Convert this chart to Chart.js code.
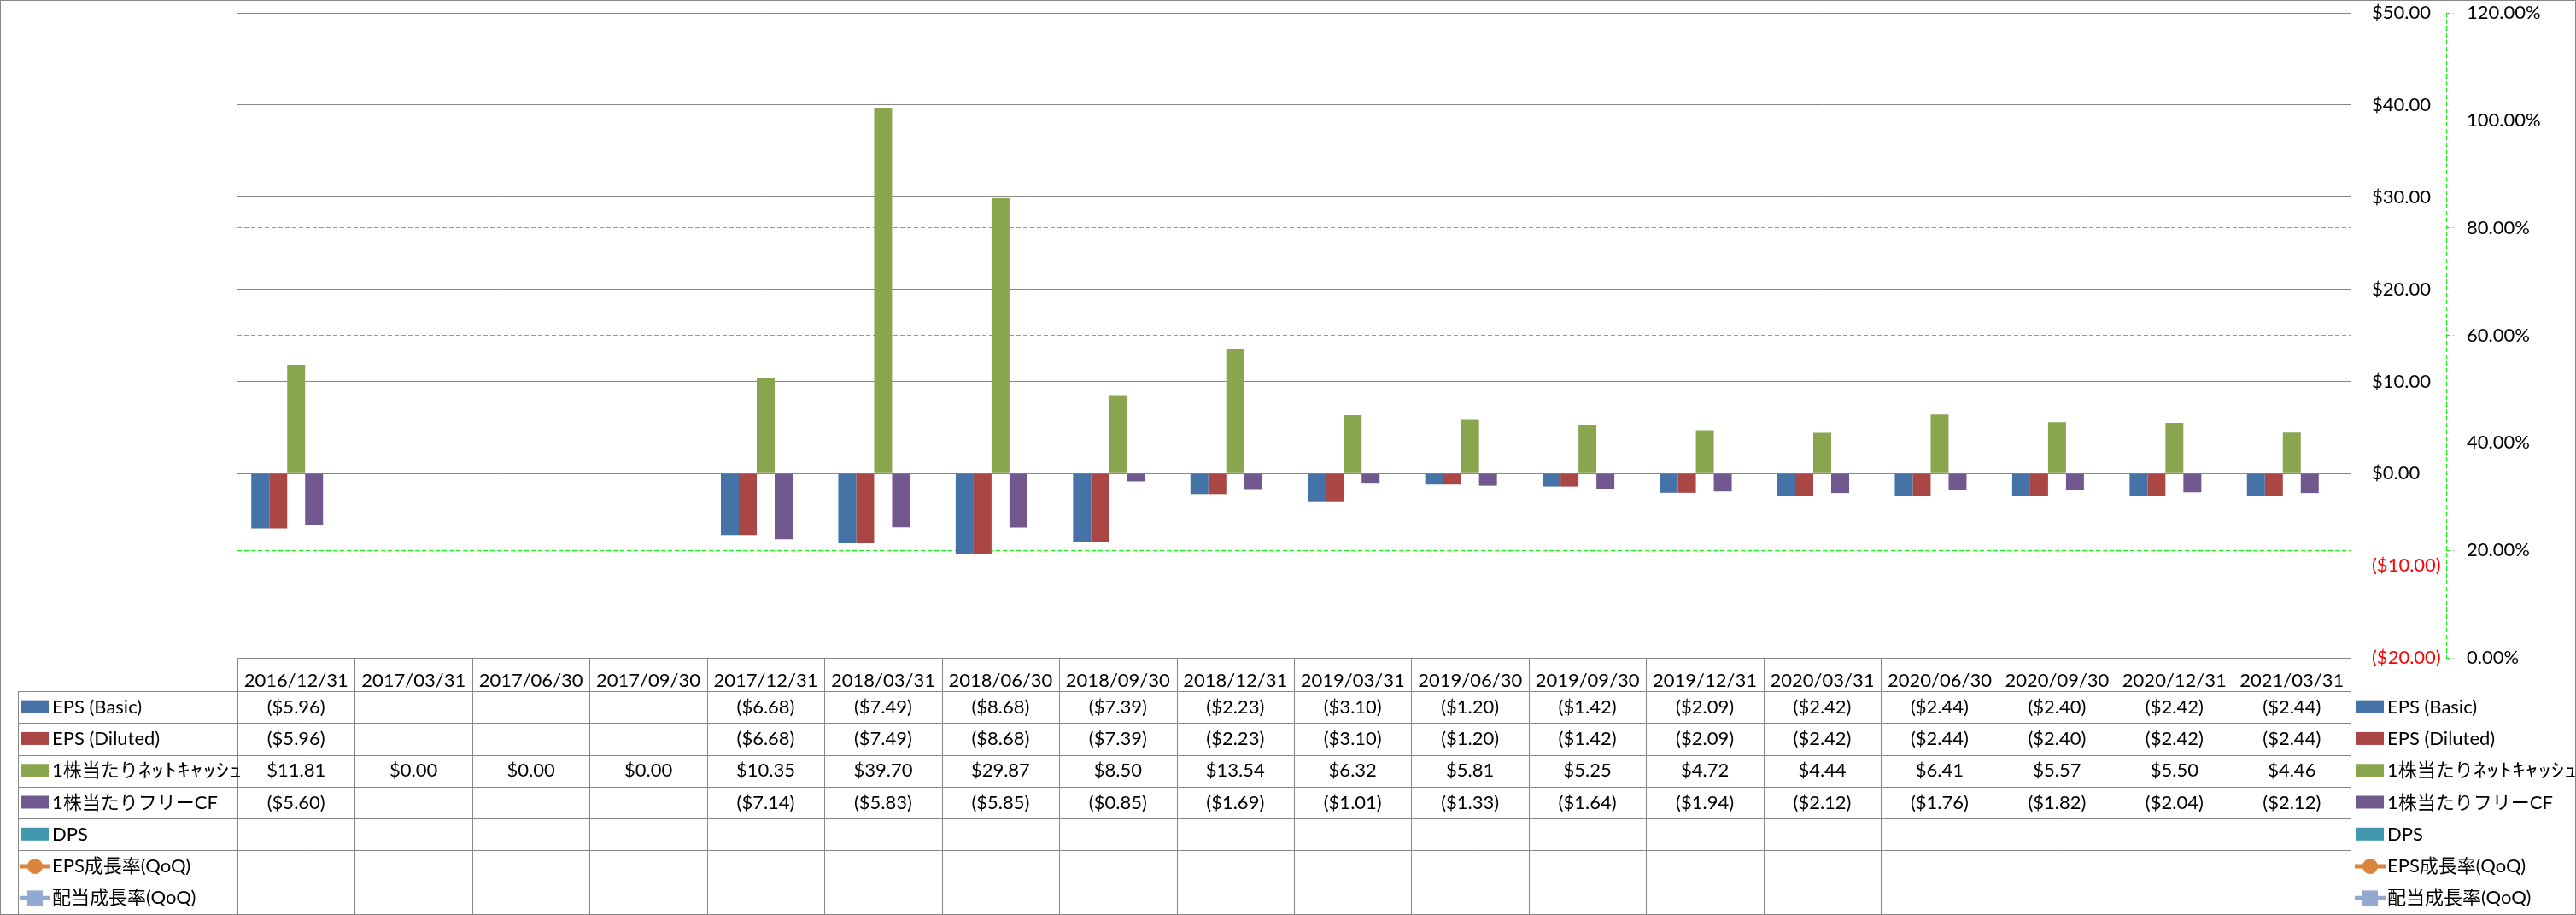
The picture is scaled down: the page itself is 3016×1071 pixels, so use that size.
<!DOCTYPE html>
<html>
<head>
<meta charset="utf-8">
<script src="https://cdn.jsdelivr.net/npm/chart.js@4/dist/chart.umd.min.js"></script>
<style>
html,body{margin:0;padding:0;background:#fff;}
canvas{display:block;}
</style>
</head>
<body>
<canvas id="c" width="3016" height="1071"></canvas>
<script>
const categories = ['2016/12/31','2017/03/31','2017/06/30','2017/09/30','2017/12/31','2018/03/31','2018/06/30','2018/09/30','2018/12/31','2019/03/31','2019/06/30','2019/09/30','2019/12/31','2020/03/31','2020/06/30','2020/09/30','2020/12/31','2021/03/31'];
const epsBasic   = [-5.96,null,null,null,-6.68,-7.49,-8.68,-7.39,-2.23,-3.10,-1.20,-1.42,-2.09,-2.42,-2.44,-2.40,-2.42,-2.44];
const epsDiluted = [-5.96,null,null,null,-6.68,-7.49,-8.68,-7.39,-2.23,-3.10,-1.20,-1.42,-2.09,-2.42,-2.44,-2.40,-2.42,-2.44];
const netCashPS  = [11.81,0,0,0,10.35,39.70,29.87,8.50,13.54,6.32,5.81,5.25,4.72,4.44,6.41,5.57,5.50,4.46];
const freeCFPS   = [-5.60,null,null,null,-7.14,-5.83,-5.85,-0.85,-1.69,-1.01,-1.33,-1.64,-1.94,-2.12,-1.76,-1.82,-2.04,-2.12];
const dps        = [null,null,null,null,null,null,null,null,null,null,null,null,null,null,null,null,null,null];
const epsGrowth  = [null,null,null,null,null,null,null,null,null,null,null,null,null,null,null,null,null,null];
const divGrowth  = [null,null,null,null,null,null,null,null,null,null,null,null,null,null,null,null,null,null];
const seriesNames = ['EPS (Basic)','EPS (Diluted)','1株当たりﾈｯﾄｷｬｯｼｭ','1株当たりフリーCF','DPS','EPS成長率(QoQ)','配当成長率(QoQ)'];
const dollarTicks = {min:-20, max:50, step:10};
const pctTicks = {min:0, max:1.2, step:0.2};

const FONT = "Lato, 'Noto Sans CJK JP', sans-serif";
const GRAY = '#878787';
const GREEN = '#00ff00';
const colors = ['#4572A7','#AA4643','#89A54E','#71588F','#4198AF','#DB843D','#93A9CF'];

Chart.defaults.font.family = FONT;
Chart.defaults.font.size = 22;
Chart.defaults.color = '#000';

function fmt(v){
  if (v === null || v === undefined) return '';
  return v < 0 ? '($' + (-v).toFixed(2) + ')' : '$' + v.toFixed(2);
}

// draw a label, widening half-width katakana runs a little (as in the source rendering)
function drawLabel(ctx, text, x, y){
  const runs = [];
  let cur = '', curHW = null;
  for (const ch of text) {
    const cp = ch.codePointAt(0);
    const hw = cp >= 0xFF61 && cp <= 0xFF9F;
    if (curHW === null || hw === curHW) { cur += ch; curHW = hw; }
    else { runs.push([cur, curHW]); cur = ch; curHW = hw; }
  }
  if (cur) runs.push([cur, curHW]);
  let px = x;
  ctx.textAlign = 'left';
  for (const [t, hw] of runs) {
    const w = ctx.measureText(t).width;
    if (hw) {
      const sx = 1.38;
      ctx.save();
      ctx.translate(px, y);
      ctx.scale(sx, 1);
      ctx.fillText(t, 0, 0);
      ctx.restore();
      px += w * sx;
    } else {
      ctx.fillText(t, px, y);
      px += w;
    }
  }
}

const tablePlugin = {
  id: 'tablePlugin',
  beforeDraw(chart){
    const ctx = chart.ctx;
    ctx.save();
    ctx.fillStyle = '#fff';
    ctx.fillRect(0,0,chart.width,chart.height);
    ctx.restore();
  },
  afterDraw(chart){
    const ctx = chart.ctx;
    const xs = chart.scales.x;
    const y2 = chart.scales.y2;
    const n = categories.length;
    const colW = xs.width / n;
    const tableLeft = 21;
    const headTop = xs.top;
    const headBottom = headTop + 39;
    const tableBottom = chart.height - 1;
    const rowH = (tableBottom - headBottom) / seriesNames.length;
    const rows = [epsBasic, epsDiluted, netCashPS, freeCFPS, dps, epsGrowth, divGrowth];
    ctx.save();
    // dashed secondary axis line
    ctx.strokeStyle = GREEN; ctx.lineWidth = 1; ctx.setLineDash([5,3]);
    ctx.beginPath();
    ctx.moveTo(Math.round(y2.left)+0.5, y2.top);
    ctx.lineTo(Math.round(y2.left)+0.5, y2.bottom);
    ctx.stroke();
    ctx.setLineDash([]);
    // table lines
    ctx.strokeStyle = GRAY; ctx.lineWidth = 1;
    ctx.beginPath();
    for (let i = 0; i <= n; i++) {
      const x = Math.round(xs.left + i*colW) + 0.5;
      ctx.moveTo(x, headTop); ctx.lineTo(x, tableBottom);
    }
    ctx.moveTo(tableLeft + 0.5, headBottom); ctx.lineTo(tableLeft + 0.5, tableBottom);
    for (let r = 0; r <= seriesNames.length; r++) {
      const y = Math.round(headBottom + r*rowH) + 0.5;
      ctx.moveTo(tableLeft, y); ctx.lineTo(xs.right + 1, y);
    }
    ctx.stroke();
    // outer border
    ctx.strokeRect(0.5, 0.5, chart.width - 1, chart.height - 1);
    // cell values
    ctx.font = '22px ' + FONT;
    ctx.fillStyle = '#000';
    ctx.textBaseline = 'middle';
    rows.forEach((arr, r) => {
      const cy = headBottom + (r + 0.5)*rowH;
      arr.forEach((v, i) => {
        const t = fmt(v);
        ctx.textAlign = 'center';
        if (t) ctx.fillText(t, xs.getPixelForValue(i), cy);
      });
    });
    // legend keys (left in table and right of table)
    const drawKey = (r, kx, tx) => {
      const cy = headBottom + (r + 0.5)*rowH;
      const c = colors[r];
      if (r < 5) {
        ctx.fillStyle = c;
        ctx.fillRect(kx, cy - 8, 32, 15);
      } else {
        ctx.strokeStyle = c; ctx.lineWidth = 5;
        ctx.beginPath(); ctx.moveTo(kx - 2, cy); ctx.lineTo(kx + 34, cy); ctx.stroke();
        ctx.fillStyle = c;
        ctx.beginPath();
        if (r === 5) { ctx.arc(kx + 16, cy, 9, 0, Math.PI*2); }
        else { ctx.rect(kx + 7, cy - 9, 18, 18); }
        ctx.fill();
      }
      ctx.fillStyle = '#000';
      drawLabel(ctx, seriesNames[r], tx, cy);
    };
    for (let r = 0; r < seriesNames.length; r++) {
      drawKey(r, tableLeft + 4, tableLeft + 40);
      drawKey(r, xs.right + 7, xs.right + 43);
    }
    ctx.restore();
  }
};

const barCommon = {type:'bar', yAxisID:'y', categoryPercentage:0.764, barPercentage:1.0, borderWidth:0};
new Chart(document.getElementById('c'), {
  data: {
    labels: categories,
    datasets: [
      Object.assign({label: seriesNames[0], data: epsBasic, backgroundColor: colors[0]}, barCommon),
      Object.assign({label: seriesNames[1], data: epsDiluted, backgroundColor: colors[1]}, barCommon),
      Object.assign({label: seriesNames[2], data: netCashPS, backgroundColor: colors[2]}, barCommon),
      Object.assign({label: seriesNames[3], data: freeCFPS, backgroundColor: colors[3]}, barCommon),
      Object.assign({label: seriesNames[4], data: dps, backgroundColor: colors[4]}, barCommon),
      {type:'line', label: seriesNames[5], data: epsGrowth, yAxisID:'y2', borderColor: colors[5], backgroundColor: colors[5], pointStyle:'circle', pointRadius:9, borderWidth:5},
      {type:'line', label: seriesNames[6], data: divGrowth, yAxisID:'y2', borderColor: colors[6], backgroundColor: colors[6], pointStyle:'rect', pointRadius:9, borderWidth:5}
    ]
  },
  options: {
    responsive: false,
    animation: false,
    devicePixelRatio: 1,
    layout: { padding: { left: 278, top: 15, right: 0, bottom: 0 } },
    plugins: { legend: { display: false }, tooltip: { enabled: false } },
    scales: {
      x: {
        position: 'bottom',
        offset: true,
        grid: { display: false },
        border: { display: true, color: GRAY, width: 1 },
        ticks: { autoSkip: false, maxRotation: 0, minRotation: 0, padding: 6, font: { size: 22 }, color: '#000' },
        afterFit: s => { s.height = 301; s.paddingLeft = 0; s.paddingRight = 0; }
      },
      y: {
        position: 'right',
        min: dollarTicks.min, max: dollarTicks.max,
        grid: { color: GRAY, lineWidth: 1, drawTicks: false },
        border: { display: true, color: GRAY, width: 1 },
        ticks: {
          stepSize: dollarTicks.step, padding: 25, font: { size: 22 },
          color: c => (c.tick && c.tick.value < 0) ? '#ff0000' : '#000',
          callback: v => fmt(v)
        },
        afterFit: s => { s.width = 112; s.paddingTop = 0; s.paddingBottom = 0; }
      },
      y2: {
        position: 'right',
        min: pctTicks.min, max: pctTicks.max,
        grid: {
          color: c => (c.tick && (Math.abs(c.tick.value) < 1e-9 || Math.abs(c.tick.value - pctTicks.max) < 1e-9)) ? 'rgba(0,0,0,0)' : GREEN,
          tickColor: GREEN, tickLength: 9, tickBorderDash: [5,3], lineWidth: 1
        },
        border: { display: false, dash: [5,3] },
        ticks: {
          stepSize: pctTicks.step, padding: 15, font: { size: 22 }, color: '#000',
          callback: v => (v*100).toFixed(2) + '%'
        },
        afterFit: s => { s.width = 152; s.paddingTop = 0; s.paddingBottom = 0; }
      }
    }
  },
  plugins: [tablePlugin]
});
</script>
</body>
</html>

> **Instructions for the task**: Skip every picture and return the lines above from the top through the one that contains "Chart.defaults.color = '#000';".

> **Expected answer**:
Convert this chart to Chart.js code.
The picture is scaled down: the page itself is 3016×1071 pixels, so use that size.
<!DOCTYPE html>
<html>
<head>
<meta charset="utf-8">
<script src="https://cdn.jsdelivr.net/npm/chart.js@4/dist/chart.umd.min.js"></script>
<style>
html,body{margin:0;padding:0;background:#fff;}
canvas{display:block;}
</style>
</head>
<body>
<canvas id="c" width="3016" height="1071"></canvas>
<script>
const categories = ['2016/12/31','2017/03/31','2017/06/30','2017/09/30','2017/12/31','2018/03/31','2018/06/30','2018/09/30','2018/12/31','2019/03/31','2019/06/30','2019/09/30','2019/12/31','2020/03/31','2020/06/30','2020/09/30','2020/12/31','2021/03/31'];
const epsBasic   = [-5.96,null,null,null,-6.68,-7.49,-8.68,-7.39,-2.23,-3.10,-1.20,-1.42,-2.09,-2.42,-2.44,-2.40,-2.42,-2.44];
const epsDiluted = [-5.96,null,null,null,-6.68,-7.49,-8.68,-7.39,-2.23,-3.10,-1.20,-1.42,-2.09,-2.42,-2.44,-2.40,-2.42,-2.44];
const netCashPS  = [11.81,0,0,0,10.35,39.70,29.87,8.50,13.54,6.32,5.81,5.25,4.72,4.44,6.41,5.57,5.50,4.46];
const freeCFPS   = [-5.60,null,null,null,-7.14,-5.83,-5.85,-0.85,-1.69,-1.01,-1.33,-1.64,-1.94,-2.12,-1.76,-1.82,-2.04,-2.12];
const dps        = [null,null,null,null,null,null,null,null,null,null,null,null,null,null,null,null,null,null];
const epsGrowth  = [null,null,null,null,null,null,null,null,null,null,null,null,null,null,null,null,null,null];
const divGrowth  = [null,null,null,null,null,null,null,null,null,null,null,null,null,null,null,null,null,null];
const seriesNames = ['EPS (Basic)','EPS (Diluted)','1株当たりﾈｯﾄｷｬｯｼｭ','1株当たりフリーCF','DPS','EPS成長率(QoQ)','配当成長率(QoQ)'];
const dollarTicks = {min:-20, max:50, step:10};
const pctTicks = {min:0, max:1.2, step:0.2};

const FONT = "Lato, 'Noto Sans CJK JP', sans-serif";
const GRAY = '#878787';
const GREEN = '#00ff00';
const colors = ['#4572A7','#AA4643','#89A54E','#71588F','#4198AF','#DB843D','#93A9CF'];

Chart.defaults.font.family = FONT;
Chart.defaults.font.size = 22;
Chart.defaults.color = '#000';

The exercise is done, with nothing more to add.